**WORK REQUIRED**.
Extract, in full, the lines below, beginning at the first and ending with the line that contains "-8.82, -8.82]". Pictures do not belong in the copy.

**INFORMATION SHOWN**.
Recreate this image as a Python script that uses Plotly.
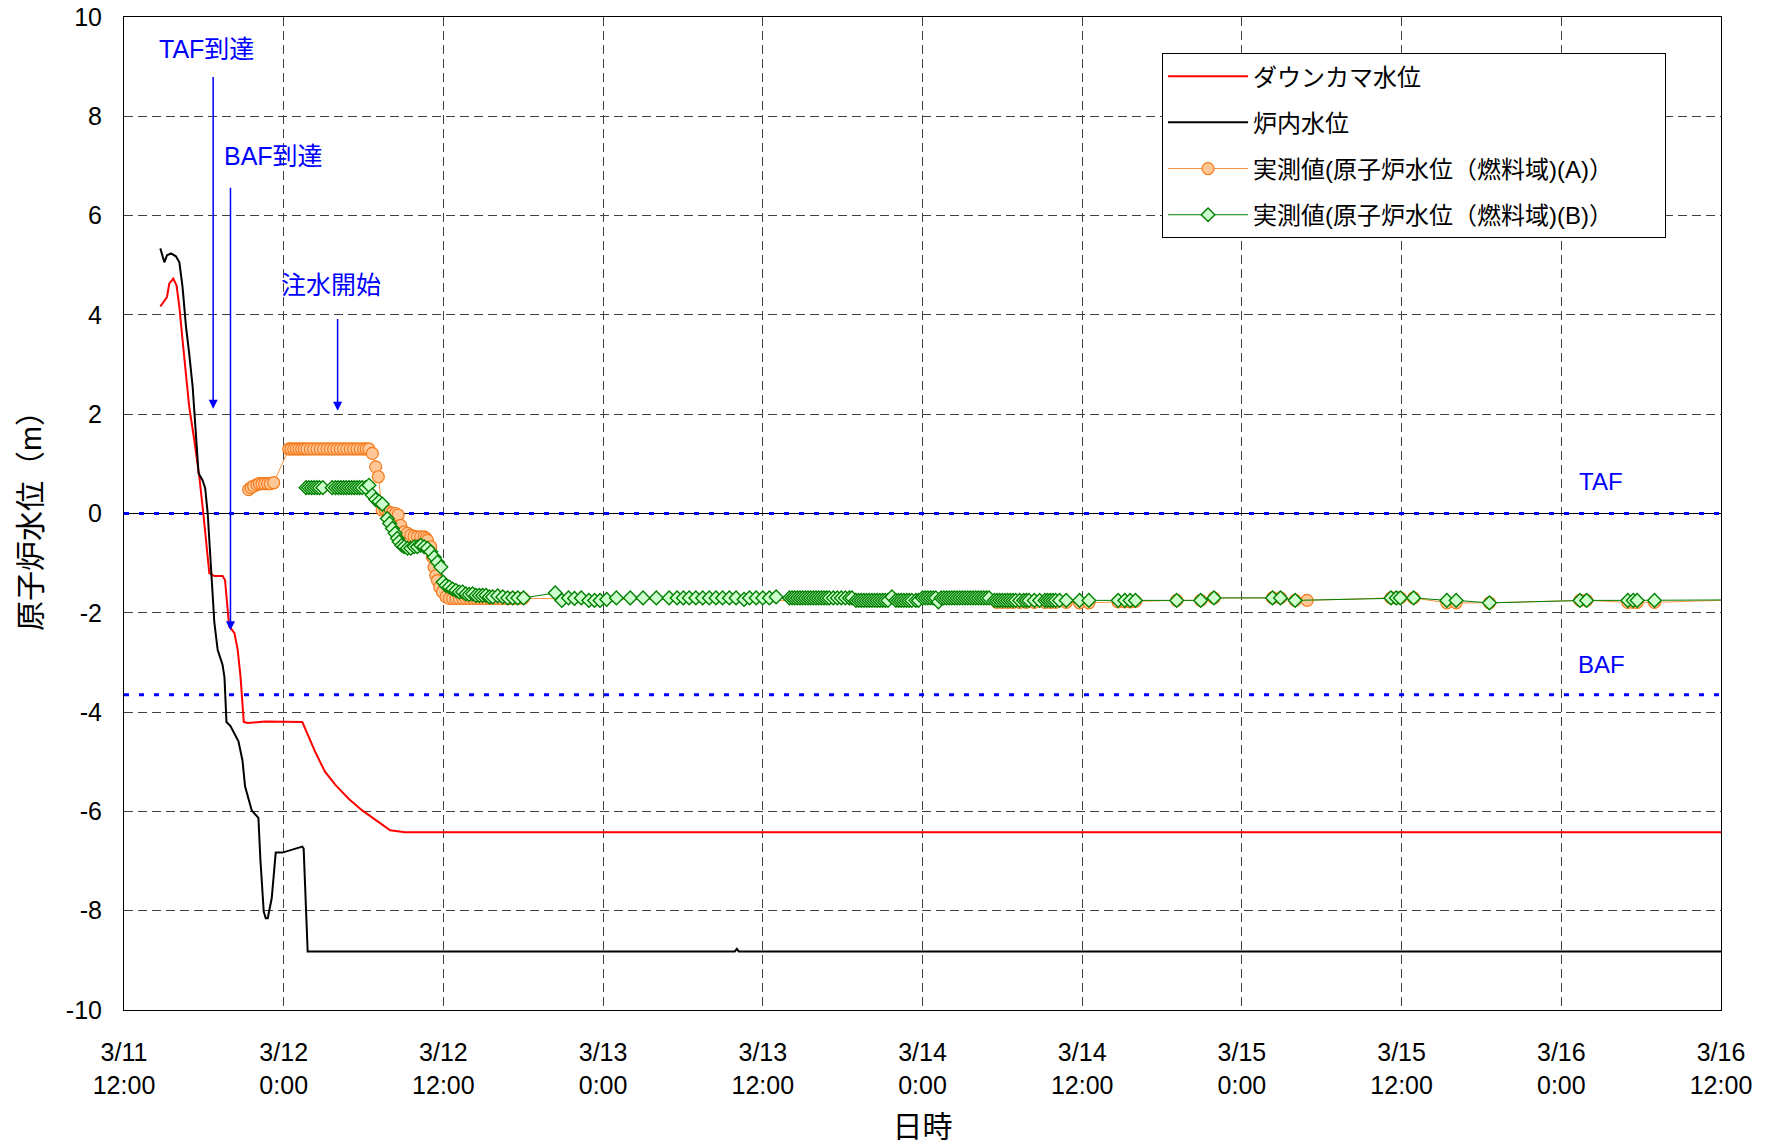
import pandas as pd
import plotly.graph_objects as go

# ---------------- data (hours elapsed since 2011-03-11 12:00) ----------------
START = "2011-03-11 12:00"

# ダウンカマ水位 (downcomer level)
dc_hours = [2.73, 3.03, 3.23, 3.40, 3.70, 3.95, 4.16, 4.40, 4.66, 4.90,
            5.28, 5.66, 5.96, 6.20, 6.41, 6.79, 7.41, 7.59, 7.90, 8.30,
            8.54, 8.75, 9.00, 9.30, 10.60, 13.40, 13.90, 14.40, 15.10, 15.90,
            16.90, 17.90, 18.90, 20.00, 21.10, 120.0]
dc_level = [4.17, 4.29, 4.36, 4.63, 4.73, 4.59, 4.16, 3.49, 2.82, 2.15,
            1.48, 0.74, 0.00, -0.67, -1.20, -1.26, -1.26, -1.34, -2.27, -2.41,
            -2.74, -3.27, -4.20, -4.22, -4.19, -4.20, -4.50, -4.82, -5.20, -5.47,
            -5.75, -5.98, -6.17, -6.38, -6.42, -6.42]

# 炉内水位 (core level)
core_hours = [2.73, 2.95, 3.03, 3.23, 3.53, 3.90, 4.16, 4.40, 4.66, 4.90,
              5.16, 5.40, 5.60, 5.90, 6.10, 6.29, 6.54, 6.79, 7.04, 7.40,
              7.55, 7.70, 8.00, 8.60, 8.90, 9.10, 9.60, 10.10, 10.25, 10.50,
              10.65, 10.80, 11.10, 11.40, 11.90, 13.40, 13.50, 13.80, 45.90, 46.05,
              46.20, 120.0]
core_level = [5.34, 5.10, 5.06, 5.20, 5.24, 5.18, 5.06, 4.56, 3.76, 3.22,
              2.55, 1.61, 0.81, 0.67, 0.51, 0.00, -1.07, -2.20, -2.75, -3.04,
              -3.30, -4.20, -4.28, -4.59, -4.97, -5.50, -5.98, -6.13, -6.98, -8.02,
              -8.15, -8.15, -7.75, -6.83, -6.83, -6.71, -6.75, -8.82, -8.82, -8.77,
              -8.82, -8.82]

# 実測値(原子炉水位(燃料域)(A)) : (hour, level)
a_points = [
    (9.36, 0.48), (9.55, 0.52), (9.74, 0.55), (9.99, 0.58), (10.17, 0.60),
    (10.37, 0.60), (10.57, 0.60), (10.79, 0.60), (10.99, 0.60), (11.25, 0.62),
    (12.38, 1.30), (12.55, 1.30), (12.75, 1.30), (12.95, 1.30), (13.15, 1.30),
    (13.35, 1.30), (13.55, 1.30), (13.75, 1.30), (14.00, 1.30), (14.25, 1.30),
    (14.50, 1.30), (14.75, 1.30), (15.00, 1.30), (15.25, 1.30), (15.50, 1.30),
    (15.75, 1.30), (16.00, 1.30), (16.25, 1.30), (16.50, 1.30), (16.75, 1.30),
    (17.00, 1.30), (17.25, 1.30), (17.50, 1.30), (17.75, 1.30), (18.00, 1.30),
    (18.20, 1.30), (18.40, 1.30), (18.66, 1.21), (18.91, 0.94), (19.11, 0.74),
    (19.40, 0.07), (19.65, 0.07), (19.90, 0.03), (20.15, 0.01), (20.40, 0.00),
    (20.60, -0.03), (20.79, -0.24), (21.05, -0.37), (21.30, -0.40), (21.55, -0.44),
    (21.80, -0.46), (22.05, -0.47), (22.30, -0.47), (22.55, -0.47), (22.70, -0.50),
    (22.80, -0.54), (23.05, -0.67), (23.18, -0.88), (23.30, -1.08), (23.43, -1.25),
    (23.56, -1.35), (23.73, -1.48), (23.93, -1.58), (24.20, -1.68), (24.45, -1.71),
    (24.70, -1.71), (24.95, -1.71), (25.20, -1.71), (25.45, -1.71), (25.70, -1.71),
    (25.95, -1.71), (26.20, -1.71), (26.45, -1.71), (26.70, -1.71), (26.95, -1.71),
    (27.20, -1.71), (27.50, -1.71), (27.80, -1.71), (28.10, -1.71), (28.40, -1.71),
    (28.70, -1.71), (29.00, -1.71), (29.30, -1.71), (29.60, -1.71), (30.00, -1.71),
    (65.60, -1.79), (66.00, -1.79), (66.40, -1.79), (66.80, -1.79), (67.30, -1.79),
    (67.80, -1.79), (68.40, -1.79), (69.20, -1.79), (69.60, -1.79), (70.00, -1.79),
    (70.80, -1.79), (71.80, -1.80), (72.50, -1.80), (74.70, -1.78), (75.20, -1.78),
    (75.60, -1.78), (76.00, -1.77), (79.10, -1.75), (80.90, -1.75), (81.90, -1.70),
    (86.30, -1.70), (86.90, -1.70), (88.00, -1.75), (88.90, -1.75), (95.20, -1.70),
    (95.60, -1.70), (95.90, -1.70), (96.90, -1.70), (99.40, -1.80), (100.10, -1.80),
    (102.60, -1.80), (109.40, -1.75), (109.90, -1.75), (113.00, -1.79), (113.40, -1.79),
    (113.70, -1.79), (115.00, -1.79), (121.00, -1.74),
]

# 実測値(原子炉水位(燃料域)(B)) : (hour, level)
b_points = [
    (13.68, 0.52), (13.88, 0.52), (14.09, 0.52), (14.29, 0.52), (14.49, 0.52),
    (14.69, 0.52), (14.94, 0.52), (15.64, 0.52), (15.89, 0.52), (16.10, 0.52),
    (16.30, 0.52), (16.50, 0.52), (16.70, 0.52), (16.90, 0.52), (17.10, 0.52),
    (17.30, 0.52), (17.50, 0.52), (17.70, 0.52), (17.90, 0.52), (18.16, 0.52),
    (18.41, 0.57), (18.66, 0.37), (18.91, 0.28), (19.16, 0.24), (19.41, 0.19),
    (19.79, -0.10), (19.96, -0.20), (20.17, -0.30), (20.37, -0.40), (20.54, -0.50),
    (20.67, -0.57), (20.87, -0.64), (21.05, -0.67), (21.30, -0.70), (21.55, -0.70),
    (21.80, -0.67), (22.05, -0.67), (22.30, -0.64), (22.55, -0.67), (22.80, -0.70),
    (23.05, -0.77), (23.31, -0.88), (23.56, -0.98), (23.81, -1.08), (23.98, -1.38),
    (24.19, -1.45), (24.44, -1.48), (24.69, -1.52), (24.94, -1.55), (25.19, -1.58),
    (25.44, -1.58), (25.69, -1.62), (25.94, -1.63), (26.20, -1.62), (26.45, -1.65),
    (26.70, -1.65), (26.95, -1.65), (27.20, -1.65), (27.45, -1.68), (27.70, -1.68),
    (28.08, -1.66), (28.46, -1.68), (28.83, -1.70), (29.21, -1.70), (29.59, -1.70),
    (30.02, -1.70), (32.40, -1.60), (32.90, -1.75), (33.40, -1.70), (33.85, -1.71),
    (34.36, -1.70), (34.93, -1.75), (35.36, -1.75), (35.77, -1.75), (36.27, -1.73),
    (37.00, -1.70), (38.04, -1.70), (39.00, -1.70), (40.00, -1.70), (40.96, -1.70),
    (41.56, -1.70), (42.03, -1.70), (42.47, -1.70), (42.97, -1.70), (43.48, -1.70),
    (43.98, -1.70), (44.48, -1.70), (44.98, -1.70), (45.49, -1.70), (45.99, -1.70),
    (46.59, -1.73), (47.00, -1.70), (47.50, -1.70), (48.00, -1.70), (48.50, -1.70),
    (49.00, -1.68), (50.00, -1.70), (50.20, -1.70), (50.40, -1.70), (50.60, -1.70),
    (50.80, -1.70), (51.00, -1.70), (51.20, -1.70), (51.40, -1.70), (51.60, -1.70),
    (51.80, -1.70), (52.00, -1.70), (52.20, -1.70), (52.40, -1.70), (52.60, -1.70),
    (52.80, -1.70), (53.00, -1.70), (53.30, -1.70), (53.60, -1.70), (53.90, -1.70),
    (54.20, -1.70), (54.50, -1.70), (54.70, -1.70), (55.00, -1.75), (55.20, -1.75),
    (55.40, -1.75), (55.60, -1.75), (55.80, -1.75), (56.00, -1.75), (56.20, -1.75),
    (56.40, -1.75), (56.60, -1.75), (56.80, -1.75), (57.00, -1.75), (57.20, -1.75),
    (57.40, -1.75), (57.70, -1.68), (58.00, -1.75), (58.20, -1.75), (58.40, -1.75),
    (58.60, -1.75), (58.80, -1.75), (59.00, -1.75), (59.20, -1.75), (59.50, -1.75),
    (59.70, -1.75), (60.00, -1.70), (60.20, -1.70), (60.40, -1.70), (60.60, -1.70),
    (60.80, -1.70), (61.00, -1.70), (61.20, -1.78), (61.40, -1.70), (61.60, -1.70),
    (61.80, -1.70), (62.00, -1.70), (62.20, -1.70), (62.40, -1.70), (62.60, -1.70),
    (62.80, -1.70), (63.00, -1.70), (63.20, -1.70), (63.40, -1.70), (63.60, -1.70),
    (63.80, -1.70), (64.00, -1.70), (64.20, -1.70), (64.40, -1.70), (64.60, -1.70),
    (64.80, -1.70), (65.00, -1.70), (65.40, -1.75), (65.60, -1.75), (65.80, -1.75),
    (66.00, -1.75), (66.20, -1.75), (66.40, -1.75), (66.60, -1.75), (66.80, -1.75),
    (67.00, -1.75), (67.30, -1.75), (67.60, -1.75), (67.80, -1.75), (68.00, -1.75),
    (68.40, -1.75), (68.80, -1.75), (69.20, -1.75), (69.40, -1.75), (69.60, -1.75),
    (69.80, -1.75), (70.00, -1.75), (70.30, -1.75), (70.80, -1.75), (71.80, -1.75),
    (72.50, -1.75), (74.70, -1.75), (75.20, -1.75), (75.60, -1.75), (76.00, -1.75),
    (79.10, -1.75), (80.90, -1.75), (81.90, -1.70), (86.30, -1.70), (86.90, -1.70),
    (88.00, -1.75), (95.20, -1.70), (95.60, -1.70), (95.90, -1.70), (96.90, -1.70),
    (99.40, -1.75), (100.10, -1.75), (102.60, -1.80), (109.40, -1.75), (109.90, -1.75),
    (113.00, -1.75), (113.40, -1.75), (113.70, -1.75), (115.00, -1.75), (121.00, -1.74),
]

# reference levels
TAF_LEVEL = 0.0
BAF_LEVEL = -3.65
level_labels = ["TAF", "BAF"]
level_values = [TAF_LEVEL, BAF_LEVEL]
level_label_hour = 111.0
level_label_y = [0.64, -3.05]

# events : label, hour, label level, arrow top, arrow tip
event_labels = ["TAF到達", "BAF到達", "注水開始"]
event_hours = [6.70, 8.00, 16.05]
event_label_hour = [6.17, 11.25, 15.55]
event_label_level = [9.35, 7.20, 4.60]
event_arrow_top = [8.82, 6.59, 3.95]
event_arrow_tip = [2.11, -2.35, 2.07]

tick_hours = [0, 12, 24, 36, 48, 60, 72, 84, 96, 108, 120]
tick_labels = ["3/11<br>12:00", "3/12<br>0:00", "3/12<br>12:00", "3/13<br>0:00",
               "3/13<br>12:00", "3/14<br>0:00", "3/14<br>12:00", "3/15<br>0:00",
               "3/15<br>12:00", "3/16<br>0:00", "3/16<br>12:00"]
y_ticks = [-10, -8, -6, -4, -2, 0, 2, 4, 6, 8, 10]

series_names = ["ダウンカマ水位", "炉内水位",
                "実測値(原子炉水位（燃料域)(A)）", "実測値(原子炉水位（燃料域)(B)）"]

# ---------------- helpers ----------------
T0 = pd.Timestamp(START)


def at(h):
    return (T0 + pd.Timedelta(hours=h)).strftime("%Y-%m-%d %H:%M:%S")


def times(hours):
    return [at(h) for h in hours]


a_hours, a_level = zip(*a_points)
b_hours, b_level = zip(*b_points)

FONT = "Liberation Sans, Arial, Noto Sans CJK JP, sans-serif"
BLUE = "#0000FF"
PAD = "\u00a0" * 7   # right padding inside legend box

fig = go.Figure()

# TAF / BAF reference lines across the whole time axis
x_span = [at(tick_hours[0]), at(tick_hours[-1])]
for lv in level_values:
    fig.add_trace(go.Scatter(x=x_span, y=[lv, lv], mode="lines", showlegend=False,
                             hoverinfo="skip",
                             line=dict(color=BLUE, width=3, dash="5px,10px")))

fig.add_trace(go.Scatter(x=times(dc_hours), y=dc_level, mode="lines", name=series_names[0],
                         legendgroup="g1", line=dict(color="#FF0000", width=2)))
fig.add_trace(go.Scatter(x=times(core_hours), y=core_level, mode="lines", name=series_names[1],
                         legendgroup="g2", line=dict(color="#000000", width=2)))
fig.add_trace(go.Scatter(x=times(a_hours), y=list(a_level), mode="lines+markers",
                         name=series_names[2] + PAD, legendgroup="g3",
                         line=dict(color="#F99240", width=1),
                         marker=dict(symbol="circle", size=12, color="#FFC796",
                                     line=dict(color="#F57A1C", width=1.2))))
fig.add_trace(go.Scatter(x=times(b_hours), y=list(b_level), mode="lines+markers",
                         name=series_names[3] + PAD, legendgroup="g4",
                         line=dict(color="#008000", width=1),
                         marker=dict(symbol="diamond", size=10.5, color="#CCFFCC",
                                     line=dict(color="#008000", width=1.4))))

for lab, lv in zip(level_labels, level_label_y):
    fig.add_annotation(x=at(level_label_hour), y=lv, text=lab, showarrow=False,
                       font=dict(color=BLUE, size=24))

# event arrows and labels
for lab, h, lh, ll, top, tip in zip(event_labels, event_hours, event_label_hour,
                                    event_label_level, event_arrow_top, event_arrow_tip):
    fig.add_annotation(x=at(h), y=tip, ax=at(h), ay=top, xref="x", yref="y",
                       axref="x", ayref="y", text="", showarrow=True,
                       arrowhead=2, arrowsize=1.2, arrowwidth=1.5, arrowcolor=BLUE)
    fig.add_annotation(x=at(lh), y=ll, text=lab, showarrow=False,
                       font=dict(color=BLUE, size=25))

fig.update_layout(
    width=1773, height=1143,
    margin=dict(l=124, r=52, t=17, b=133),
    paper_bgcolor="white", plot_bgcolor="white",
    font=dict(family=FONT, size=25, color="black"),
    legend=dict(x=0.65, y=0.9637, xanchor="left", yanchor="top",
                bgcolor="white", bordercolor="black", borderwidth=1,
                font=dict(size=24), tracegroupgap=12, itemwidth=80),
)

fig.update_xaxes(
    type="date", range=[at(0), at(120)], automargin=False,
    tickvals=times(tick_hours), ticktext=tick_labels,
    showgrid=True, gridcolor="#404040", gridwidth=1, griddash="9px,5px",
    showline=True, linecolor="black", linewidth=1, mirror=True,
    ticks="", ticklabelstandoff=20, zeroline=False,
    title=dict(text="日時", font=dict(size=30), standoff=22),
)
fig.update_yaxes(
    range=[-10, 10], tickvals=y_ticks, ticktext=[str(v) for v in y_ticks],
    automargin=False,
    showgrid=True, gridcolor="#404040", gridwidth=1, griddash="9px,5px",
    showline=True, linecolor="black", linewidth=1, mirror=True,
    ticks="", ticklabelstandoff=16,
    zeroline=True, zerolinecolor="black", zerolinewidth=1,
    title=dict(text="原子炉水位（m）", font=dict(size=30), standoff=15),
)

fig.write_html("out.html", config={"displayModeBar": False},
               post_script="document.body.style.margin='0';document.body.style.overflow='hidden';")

**FINAL RESULT**.
Recreate this image as a Python script that uses Plotly.
import pandas as pd
import plotly.graph_objects as go

# ---------------- data (hours elapsed since 2011-03-11 12:00) ----------------
START = "2011-03-11 12:00"

# ダウンカマ水位 (downcomer level)
dc_hours = [2.73, 3.03, 3.23, 3.40, 3.70, 3.95, 4.16, 4.40, 4.66, 4.90,
            5.28, 5.66, 5.96, 6.20, 6.41, 6.79, 7.41, 7.59, 7.90, 8.30,
            8.54, 8.75, 9.00, 9.30, 10.60, 13.40, 13.90, 14.40, 15.10, 15.90,
            16.90, 17.90, 18.90, 20.00, 21.10, 120.0]
dc_level = [4.17, 4.29, 4.36, 4.63, 4.73, 4.59, 4.16, 3.49, 2.82, 2.15,
            1.48, 0.74, 0.00, -0.67, -1.20, -1.26, -1.26, -1.34, -2.27, -2.41,
            -2.74, -3.27, -4.20, -4.22, -4.19, -4.20, -4.50, -4.82, -5.20, -5.47,
            -5.75, -5.98, -6.17, -6.38, -6.42, -6.42]

# 炉内水位 (core level)
core_hours = [2.73, 2.95, 3.03, 3.23, 3.53, 3.90, 4.16, 4.40, 4.66, 4.90,
              5.16, 5.40, 5.60, 5.90, 6.10, 6.29, 6.54, 6.79, 7.04, 7.40,
              7.55, 7.70, 8.00, 8.60, 8.90, 9.10, 9.60, 10.10, 10.25, 10.50,
              10.65, 10.80, 11.10, 11.40, 11.90, 13.40, 13.50, 13.80, 45.90, 46.05,
              46.20, 120.0]
core_level = [5.34, 5.10, 5.06, 5.20, 5.24, 5.18, 5.06, 4.56, 3.76, 3.22,
              2.55, 1.61, 0.81, 0.67, 0.51, 0.00, -1.07, -2.20, -2.75, -3.04,
              -3.30, -4.20, -4.28, -4.59, -4.97, -5.50, -5.98, -6.13, -6.98, -8.02,
              -8.15, -8.15, -7.75, -6.83, -6.83, -6.71, -6.75, -8.82, -8.82, -8.77,
              -8.82, -8.82]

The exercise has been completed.